The Optimal Movement Variability Hypothesis posits that healthy movements exhibit an optimal structure of variability, characterized by fractal patterns, which confer both stability and flexibility in motor control. This optimal, fractally-structured, variability has been associated with reduced metabolic cost during walking and enhanced resilience to perturbations. However, the full extent of the potential benefits of this variability remains largely unexplored. Our study aims to investigate whether training sessions involving movement synchronization to a variable fractally structured auditory cueing device can also enhance dexterity and reduce miss percentage in a Fitts' law task. Twenty-four participants were randomly assigned to three groups: two groups received training involving wrist oscillations synchronized to an auditory cue with a fractal structure or self-paced wrist oscillations without a cue, while the third group received no training. Following four training sessions, the training groups completed a post-Fitts' Law task to assess any improvements in dexterity, while the untrained group completed the post-Fitts' Law task two weeks after their initial assessment.
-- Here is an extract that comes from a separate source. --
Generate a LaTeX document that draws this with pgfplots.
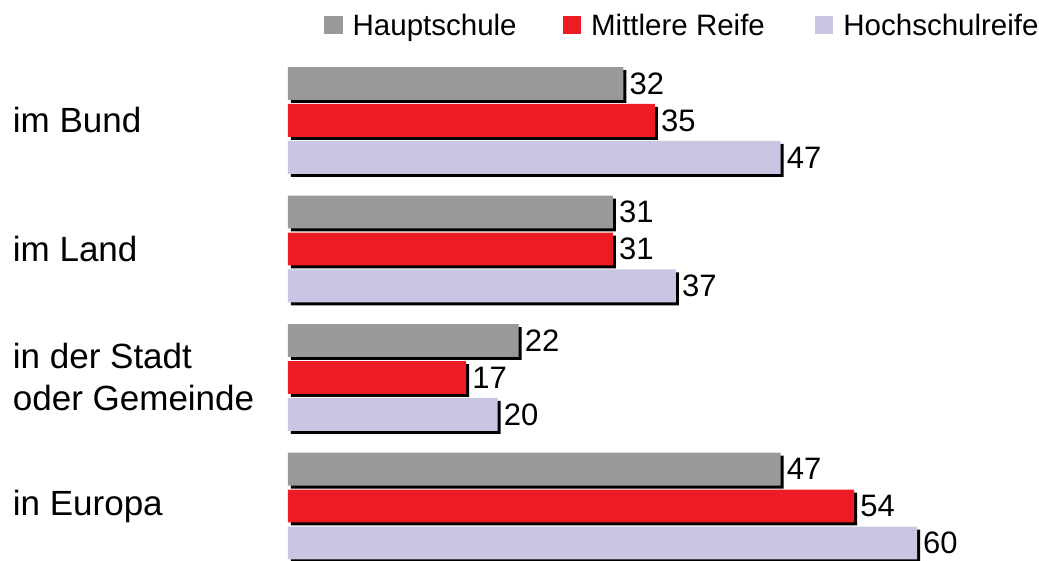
\documentclass[border=0pt]{standalone}
\usepackage{fontspec}
\setmainfont{Liberation Sans}
\usepackage{pgfplots}
\pgfplotsset{compat=1.18}
\definecolor{cgray}{RGB}{153,153,153}
\definecolor{cred}{RGB}{237,28,36}
\definecolor{clav}{RGB}{200,198,226}
\pgfplotstableread{
y val
0 32
1 31
2 22
3 47
}\hauptschule
\pgfplotstableread{
y val
0 35
1 31
2 17
3 54
}\mittlere
\pgfplotstableread{
y val
0 47
1 37
2 20
3 60
}\hochschul
\tikzset{shadow/.style={preaction={fill=black, draw=none, transform canvas={shift={(3pt,-3pt)}}}}}
\begin{document}
\begin{tikzpicture}
\useasboundingbox (0,0) rectangle (1039pt,560pt);
\begin{axis}[
  at={(288pt,0pt)}, anchor=south west,
  scale only axis, width=629pt, height=516.7pt,
  xbar, xmin=0, xmax=60, ymin=-0.6, ymax=3.42, y dir=reverse,
  bar width=0.256,
  ytick={0,1,2,3},
  yticklabels={im Bund, im Land, {in der Stadt\\oder Gemeinde}, in Europa},
  yticklabel style={anchor=west, align=left, inner sep=0pt, xshift=-271pt, font=\fontsize{35}{42}\selectfont},
  xtick=\empty,
  axis line style={draw=none}, tick style={draw=none},
  clip=false,
  /pgf/number format/assume math mode=true,
  nodes near coords,
  nodes near coords style={anchor=west, text=black, inner sep=0pt, xshift=6pt, font=\fontsize{31}{36}\selectfont},
  legend columns=3,
  legend image code/.code={\fill[#1] (0pt,-9pt) rectangle (18.5pt,9.5pt);},
  legend style={draw=none, fill=none, font=\fontsize{29.5}{34}\selectfont,
    at={(0.0572,1.035)}, anchor=west, inner sep=0pt,
    /tikz/every odd column/.append style={column sep=8pt},
    /tikz/column 2/.append style={column sep=44pt},
    /tikz/column 4/.append style={column sep=48pt}},
  legend cell align=left,
]
\addlegendimage{fill=cgray, draw=none}
\addlegendimage{fill=cred, draw=none}
\addlegendimage{fill=clav, draw=none}
\addplot[fill=cgray, draw=none, bar shift=-0.2875, shadow, forget plot] table[x=val, y=y] {\hauptschule};
\addplot[fill=cred, draw=none, bar shift=0, shadow, forget plot] table[x=val, y=y] {\mittlere};
\addplot[fill=clav, draw=none, bar shift=0.2875, shadow, forget plot] table[x=val, y=y] {\hochschul};
\legend{Hauptschule, Mittlere Reife, Hochschulreife}
\end{axis}
\end{tikzpicture}
\end{document}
The results indicated that all groups improved accuracy, although there was no enhancement in the speed of striking the targets. Contrary to our hypothesis, the fractally structured auditory cued training group did not demonstrate superior performance compared to the self-paced and no-training groups. However, subjects who showed improvement on the post-Fitts' Law task exhibited higher movement sample entropy during the training task, irrespective of the training group they were in. These results suggest that while a generalized fractal variability training program may not enhance dexterity for young adults, individuals with high movement unpredictability may possess a greater capability for motor learning.